Somerset Cllr Gill Slocombe, who chairs the adults and health scrutiny committee, criticised the Government’s delay in bringing out the recovery plan, citing issues within her own division in Bridgwater.

Cllr Slocombe, a member of the Conservative opposition group, said: “We have been waiting and waiting. Dentistry is very, very high on our agenda.

“It is a major issue which keeps coming back and coming back, and we always seem to be waiting. I am sorry, but it just seems to be frustrating for us.”

Cllr Sue Osborne said delays in paying dentists for NHS work was putting off many of them.

She said: “If you are with a private practice, you pay by card and they get the money instantly.

“Anecdotally, I have heard that if a dentist does NHS work, you might find yourself waiting four months before the invoice is paid.”

NHS England's Cornwall, Devon, Dorset and Somerset programme manager Tessa Fielding rebutted Cllr Osborne’s claim and said: “Dentists begin the year on April 1 with their contract and they receive 12 equal monthly instalments of that contract from day one.

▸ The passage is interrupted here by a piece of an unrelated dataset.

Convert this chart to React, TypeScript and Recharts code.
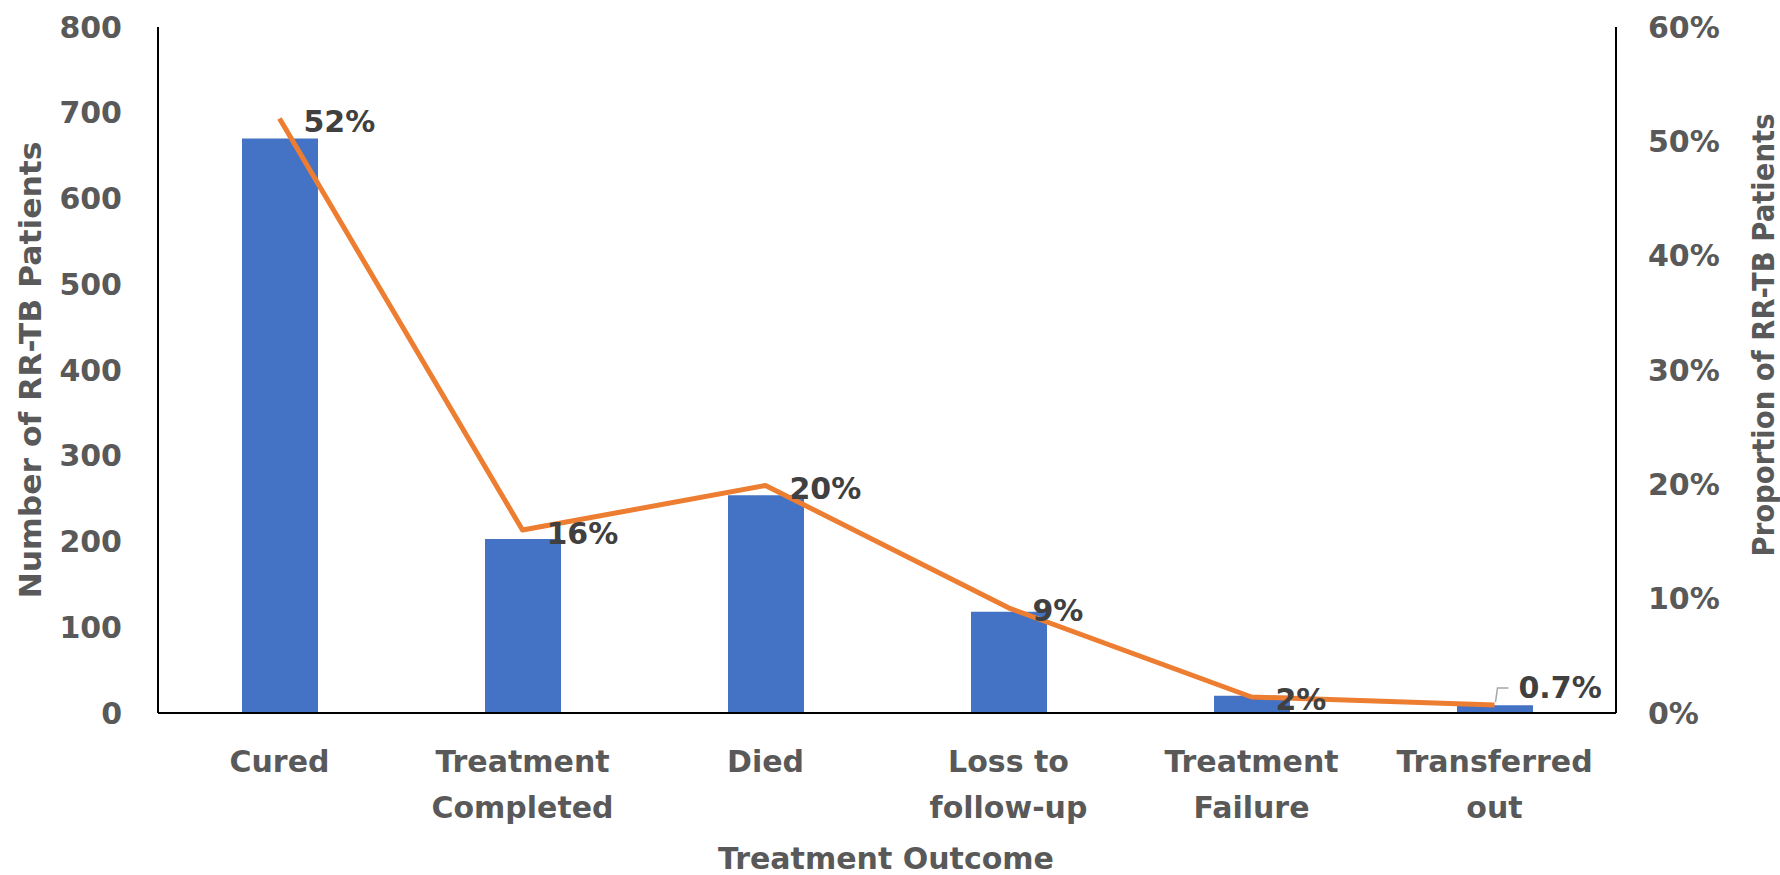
import {
  Bar,
  ComposedChart,
  LabelList,
  Line,
  XAxis,
  YAxis,
} from "recharts";

const categories = [
  "Cured",
  "Treatment\nCompleted",
  "Died",
  "Loss to\nfollow-up",
  "Treatment\nFailure",
  "Transferred\nout",
];
const patients = [670, 203, 254, 118, 20, 9];
const proportion = [52.0, 16.0, 19.9, 9.2, 1.4, 0.7];
const proportionLabels = ["52%", "16%", "20%", "9%", "2%", "0.7%"];
const countTicks = [0, 100, 200, 300, 400, 500, 600, 700, 800];
const pctTicks = [0, 10, 20, 30, 40, 50, 60];

const data = categories.map((name, i) => ({
  name,
  patients: patients[i],
  proportion: proportion[i],
}));

const FONT = "'DejaVu Sans', sans-serif";
const GREY = "#595959";

function CategoryTick(props: any) {
  const { x, y, payload } = props;
  const lines = String(payload.value).split("\n");
  return (
    <g>
      {lines.map((ln, i) => (
        <text
          key={i}
          x={x}
          y={y + 48 + i * 46}
          textAnchor="middle"
          dominantBaseline="central"
          fill={GREY}
          fontFamily={FONT}
          fontWeight="bold"
          fontSize={30}
        >
          {ln}
        </text>
      ))}
    </g>
  );
}

function PctLabel(props: any) {
  const { x, y, index } = props;
  const text = proportionLabels[index];
  const last = index === proportionLabels.length - 1;
  const ty = last ? y - 17 : y + 3;
  return (
    <g>
      {last && (
        <path
          d={`M${x + 1},${y - 3} L${x + 3},${y - 17} L${x + 14},${y - 17}`}
          fill="none"
          stroke="#A6A6A6"
          strokeWidth={1.5}
        />
      )}
      <text
        x={x + 24}
        y={ty}
        dominantBaseline="central"
        fill="#404040"
        fontFamily={FONT}
        fontWeight="bold"
        fontSize={30}
      >
        {text}
      </text>
    </g>
  );
}

const tickStyle = {
  fill: GREY,
  fontFamily: FONT,
  fontWeight: "bold",
  fontSize: 30,
};

function VTitle({ x, y, len, text }: { x: number; y: number; len: number; text: string }) {
  return (
    <text
      x={x}
      y={y}
      transform={`rotate(-90 ${x} ${y})`}
      textAnchor="middle"
      dominantBaseline="central"
      fill={GREY}
      fontFamily={FONT}
      fontWeight="bold"
      fontSize={30}
      textLength={len}
      lengthAdjust="spacingAndGlyphs"
    >
      {text}
    </text>
  );
}

export default function App() {
  return (
    <div style={{ position: "absolute", left: 0, top: 0, background: "#fff" }}>
      <ComposedChart
        width={1780}
        height={875}
        data={data}
        margin={{ top: 27, right: 0, bottom: 0, left: 0 }}
      >
        <XAxis
          dataKey="name"
          height={162}
          tickLine={false}
          tickSize={0}
          tickMargin={0}
          interval={0}
          axisLine={{ stroke: "#000", strokeWidth: 2 }}
          tick={<CategoryTick />}
          label={{
            content: () => (
              <text
                x={886}
                y={858}
                textAnchor="middle"
                dominantBaseline="central"
                fill={GREY}
                fontFamily={FONT}
                fontWeight="bold"
                fontSize={30}
              >
                Treatment Outcome
              </text>
            ),
          }}
        />
        <YAxis
          yAxisId="left"
          width={158}
          domain={[0, 800]}
          ticks={countTicks}
          tickLine={false}
          tickSize={0}
          tickMargin={36}
          axisLine={{ stroke: "#000", strokeWidth: 2 }}
          tick={tickStyle}
          label={{
            content: () => (
              <VTitle x={30} y={370} len={457} text="Number of RR-TB Patients" />
            ),
          }}
        />
        <YAxis
          yAxisId="right"
          orientation="right"
          width={164}
          domain={[0, 60]}
          ticks={pctTicks}
          tickFormatter={(v: number) => `${v}%`}
          tickLine={false}
          tickSize={0}
          tickMargin={32}
          axisLine={{ stroke: "#000", strokeWidth: 2 }}
          tick={tickStyle}
          label={{
            content: () => (
              <VTitle x={1763} y={335} len={443} text="Proportion of RR-TB Patients" />
            ),
          }}
        />
        <Bar
          yAxisId="left"
          dataKey="patients"
          fill="#4472C4"
          barSize={76}
          isAnimationActive={false}
        />
        <Line
          yAxisId="right"
          dataKey="proportion"
          type="linear"
          stroke="#ED7D31"
          strokeWidth={5}
          strokeLinejoin="round"
          dot={false}
          activeDot={false}
          isAnimationActive={false}
        >
          <LabelList dataKey="proportion" content={<PctLabel />} />
        </Line>
      </ComposedChart>
    </div>
  );
}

“We adjust those payments in-year if they have underperformed on their contract, but there is no delay.

“What comes off the bottom line is what the patient pays over the counter.

“The practices can ask for payment up front, which is banded, because it is an incentive for patients to turn up for their next appointments for a course of treatment.”

NHS South West local dental network chairman Matthew Jerreat admitted there was not enough funding to provide dental treatment on the NHS for all Somerset residents.

Mr Jerreat said: “There is only 50 per cent funding for the population.

“Even if you were trying to fund 100 per cent of Somerset, we are not going to deliver for all patients, and that is knowing that some people will choose to go private and some do not like seeing the dentist.

“One of the things that we can do is have a charter, so there is an expectation for patients and the dentists providing treatment.

“Having that message mean that you as councillors and MPs can then go back up the food chain to the Government and actually try and get more funding for NHS dentistry, so we can increase that percentage of the population further.”

A further discussion of NHS dentistry in Somerset is expected to take place at a joint meeting of the council’s adults and health scrutiny and children and families scrutiny committees, due to be held at 10 am on October 25.